With the cold weather creeping its way into the forecast, a new season is ushered into our fashion wardrobes. Spring clothes go into hibernation. Fall and winter garments enter the scene to arm us for the cold weather fronts. This year, I’m really gravitating to fashion inspired by Medieval & Byzantine art. This same inspiration was used by Alexander McQueen in the final collection before his death.
The Fashion Revolution Explodes: ca. 1345″“50
The four young men in this miniature are all dressed at the height of the new fashion. They wear the new short garment, the cote hardy: buttoned down the front, it is tight at the skirt, bodice, and sleeves. All sport chaperons, two of which are dagged (cut into decorative strips). Some wear delicate shoes, while the youth in blue wears chaussembles: hose with leather soles. The two women at the left wear the open surcot. The woman in blue wears the closed surcot, furnished with a lined slit for access to the kirtle. She also wears tippets: thin decorative bands of cloth falling from the elbow.
Other great sources to consult for inspiration are works of art from the time period. A lot of mosaics still remain throughout Europe.
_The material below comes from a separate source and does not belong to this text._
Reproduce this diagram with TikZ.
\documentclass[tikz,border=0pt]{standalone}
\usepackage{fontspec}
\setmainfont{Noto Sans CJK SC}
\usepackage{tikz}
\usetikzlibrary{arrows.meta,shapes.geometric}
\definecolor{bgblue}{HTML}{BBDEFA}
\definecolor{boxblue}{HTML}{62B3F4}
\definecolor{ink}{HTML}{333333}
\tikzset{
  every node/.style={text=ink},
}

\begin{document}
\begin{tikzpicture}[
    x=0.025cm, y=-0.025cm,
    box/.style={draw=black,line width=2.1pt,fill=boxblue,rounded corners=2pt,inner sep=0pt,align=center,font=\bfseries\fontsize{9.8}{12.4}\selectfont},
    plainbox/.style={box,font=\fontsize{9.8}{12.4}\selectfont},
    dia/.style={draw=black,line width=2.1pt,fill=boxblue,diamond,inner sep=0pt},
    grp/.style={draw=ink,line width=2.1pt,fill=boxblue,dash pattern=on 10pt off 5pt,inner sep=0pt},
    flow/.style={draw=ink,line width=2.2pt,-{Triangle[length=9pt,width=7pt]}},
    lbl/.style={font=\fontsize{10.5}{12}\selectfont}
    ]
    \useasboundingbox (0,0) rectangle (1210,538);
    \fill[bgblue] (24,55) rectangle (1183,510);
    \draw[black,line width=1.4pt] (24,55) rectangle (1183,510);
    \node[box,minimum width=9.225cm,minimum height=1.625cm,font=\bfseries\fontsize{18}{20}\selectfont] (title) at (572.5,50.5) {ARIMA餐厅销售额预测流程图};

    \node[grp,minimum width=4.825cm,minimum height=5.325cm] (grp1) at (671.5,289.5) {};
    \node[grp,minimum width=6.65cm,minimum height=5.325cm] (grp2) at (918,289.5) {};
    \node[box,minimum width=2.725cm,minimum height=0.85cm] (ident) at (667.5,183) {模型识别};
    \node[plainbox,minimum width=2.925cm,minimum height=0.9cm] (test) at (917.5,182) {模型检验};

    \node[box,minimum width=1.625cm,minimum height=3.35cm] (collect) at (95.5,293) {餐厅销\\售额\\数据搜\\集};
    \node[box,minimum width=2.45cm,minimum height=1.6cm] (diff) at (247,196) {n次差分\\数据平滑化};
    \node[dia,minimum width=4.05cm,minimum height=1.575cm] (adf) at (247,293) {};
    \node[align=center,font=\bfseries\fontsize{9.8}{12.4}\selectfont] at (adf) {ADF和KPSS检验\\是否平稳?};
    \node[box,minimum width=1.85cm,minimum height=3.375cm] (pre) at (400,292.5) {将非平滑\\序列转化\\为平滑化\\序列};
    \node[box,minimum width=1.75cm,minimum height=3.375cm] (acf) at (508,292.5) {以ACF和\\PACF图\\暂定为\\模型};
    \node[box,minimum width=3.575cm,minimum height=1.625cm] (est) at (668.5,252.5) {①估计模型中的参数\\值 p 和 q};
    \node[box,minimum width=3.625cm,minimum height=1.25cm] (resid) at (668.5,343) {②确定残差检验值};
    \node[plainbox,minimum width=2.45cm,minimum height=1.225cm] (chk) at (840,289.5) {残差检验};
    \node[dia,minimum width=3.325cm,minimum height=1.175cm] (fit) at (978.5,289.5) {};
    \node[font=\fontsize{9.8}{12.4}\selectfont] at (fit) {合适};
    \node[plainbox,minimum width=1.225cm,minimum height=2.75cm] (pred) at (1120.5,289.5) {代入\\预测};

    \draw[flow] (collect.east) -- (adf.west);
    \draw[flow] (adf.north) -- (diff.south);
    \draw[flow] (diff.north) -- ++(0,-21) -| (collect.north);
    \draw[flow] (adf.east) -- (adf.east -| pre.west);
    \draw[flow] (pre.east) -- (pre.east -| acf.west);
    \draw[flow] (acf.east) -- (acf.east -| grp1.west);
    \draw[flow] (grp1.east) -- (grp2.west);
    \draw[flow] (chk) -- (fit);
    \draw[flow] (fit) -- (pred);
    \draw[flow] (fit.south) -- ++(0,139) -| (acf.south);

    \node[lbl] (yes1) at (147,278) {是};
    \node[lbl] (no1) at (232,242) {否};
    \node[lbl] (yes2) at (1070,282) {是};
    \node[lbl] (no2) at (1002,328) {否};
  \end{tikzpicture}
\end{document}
In the US, The Cloisters holds a collection dedicated to medieval art and architecture.
The Byzantine Empire amassed even greater wealth under Justinian I and his Empress Theodora (above). A former actress and dancer, Theodora caught the eye of Justinian with her beauty. Apparently, Karl Lagerfeld felt the same way back in 2010, as he explained that Theodora was his muse for the pre-fall 2011 collection:
The season’s theme, Paris-Byzance, Lagerfeld explained, was inspired by the Empress Theodora and the lost culture of Byzantium. In typically rapid-fire mode, he noted: “Theodora was a circus artist who became empress, like Chanel, who was a little singer and became a fashion empress.”
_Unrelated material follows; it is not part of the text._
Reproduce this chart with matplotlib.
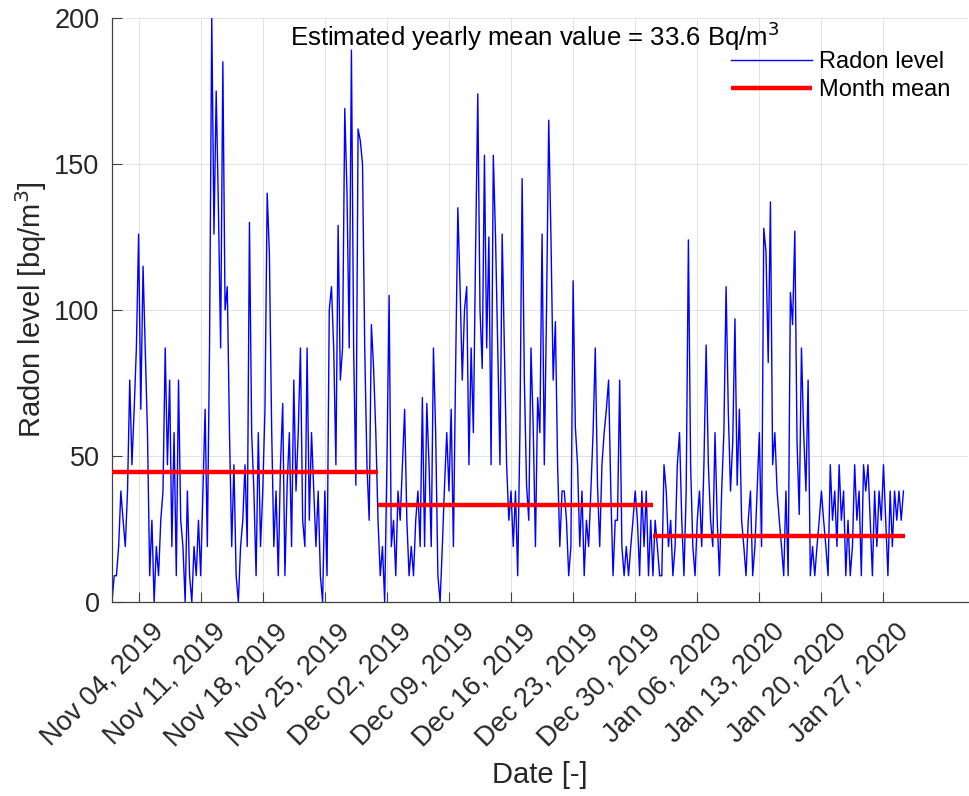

Byzantine jewelry continued Greco-Roman traditions but was also influenced by Eastern decorative arts. A hybrid style, Byzantine jewelry used lots of pearls, a variety of colored gem stones, and enamel. Coupled with expert metal smiths, the jewelry is lavish with detail.
While most of us can’t afford a McQueen or Chanel wardrobe, there are some key elements to look for when piecing together this type of look.
- Deep-hued, richly colored fabrics
- Ornate costume jewelry
- Long, ankle-skimming skirts
All these ideas, and you’ll be looking like royalty.